Movie review: Shunji Iwai's Last Letter gets the mood right but not the Shanghai location

Romance drama


115 mins/Opens Nov 29/3 stars

The story: When her sister Zhinan dies, Zhihua (Zhou Xun) goes to a middle school reunion with the intention of breaking the news to everyone. When she gets mistaken for her sister, she chooses not to correct them. Instead, she reconnects with their old mutual friend Yinchuan (Qin Hao), whom she had a crush on, and starts a letter correspondence with him.

Japanese film-maker Shunji Iwai, who had also told stories through letters in the romance movie Love Letter (1995) and televisionmini-series Chang-ok’s Letter (2017), spins yet another tale about the beauty of the written word here – only that it is set in Shanghai, China.

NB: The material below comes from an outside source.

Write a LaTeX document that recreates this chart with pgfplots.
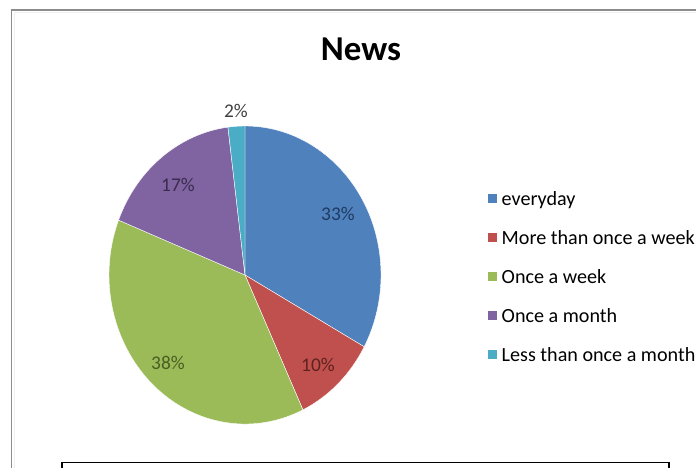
\documentclass[border=0pt]{standalone}
\usepackage{fontspec}
\setmainfont{Carlito}
\usepackage{pgfplots}
\usepackage{pgfplotstable}
\pgfplotsset{compat=1.18}

\definecolor{pie0}{HTML}{4F81BD}
\definecolor{pie1}{HTML}{C0504D}
\definecolor{pie2}{HTML}{9BBB59}
\definecolor{pie3}{HTML}{8064A2}
\definecolor{pie4}{HTML}{4BACC6}
\definecolor{lab0}{HTML}{1F3B63}
\definecolor{lab1}{HTML}{5E2220}
\definecolor{lab2}{HTML}{4A5E22}
\definecolor{lab3}{HTML}{3A2C4E}
\definecolor{lab4}{HTML}{404040}
\definecolor{framegray}{HTML}{8C8C8C}

% share (%)  and label position (canvas units = bp)
\pgfplotstableread{
idx value lx  ly
0   33    338 254
1   10    318 103
2   38    168 105
3   17    178 283
4   2     236 357
}\pietable

\begin{document}
\begin{tikzpicture}
\useasboundingbox (0,0) rectangle (696bp,468bp);
\begin{axis}[
  at={(0,0)}, anchor=south west,
  width=696bp, height=468bp, scale only axis,
  xmin=0, xmax=696, ymin=0, ymax=468,
  hide axis, clip=false,
  legend style={
    at={(axis cs:485,189)}, anchor=west,
    draw=none, fill=none,
    font=\fontsize{20.2}{23}\selectfont,
    row sep=22bp, column sep=5bp,
    nodes={inner sep=0pt, text height=13bp, text depth=4bp},
  },
  legend cell align=left,
  legend image code/.code={\fill[#1] (0bp,-2bp) rectangle (8.5bp,6.5bp);},
]
% pie wedges from the table
\pgfmathsetmacro\cum{90}
\pgfplotsforeachungrouped \i in {0,...,4}{%
  \pgfplotstablegetelem{\i}{value}\of\pietable
  \pgfmathsetmacro\startang{\cum}%
  \pgfmathsetmacro\endang{\cum-3.6*\pgfplotsretval}%
  \let\cum\endang
  \edef\temp{\noexpand\fill[fill=pie\i, draw=white, line width=0.4bp]
    (axis cs:245,193) -- (axis cs:{245+136*cos(\startang)},{193+149*sin(\startang)})
    arc[start angle=\startang, end angle=\endang, x radius=136, y radius=149] -- cycle;}%
  \temp
}
% data labels from the table
\pgfplotsforeachungrouped \i in {0,...,4}{%
  \pgfplotstablegetelem{\i}{value}\of\pietable \let\v\pgfplotsretval
  \pgfplotstablegetelem{\i}{lx}\of\pietable \let\lx\pgfplotsretval
  \pgfplotstablegetelem{\i}{ly}\of\pietable \let\ly\pgfplotsretval
  \edef\temp{\noexpand\node[text=lab\i, font=\noexpand\fontsize{19.5}{22}\noexpand\selectfont, inner sep=0pt]
    at (axis cs:\lx,\ly) {\v\noexpand\%};}%
  \temp
}
\addlegendimage{fill=pie0, draw=none}
\addlegendentry{everyday}
\addlegendimage{fill=pie1, draw=none}
\addlegendentry{More than once a week}
\addlegendimage{fill=pie2, draw=none}
\addlegendentry{Once a week}
\addlegendimage{fill=pie3, draw=none}
\addlegendentry{Once a month}
\addlegendimage{fill=pie4, draw=none}
\addlegendentry{Less than once a month}

% title
\node[font=\fontsize{35}{40}\selectfont\bfseries, inner sep=0pt] at (axis cs:361,418.5) {News};
% outer chart frame
\draw[framegray, line width=1.6bp] (axis cs:11.5,-20) |- (axis cs:720,458);
\draw[black!6, line width=1bp] (axis cs:14,-20) |- (axis cs:720,455.5);
% box below the chart
\draw[black, line width=1.5bp] (axis cs:62,-20) |- (axis cs:669,5.5) -- (axis cs:669,-20);
\end{axis}
\end{tikzpicture}
\end{document}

There is plenty of buzz over how this is Iwai’s first film made in China – where he has a cult following among college film students – but there is nothing distinctly Chinese about the movie at all.

The director is, in fact, remaking Last Letter in Japan with a Japanese cast next year, so it should be interesting to see how he tweaks the story for his native audience. The auteur is known for casting a sharp eye on contemporary Japanese culture in films such as youth drama All About Lily Chou-Chou (2001).

While he may not have managed to inject this movie with authentic Chinese flavour, what he gets right, as expected, is the tone.

There is a constant sense of melancholy throughout, helped both by the heavy-on-strings soundtrack – which he scored – as well as the muted colour palette of the suburban middle-class neighbourhoods.

If Love Letter had been a story about the innocence of young love, then this one is about loss and regret in one’s adult years.

For Zhihua, she feels sadness and self-pity for having been the overlooked sister in the family. For Yinchuan, it is all about what could have been and the things he never got to say to his childhood sweetheart.

It is only through their letters to each other wherethey can truly be honest and free.

Constant new revelations keep things moving along – intercut with lengthy flashback scenes performed by talented teen actress Zhang Zifeng as a young Zhihua – but the story never fully engages, no thanks to the unnecessary sub-plots involving Zhihua’s mother-in-law and Zhinan’s estranged husband.

They perpetually distract from the central characters just as one is starting to feel absorbed in their story.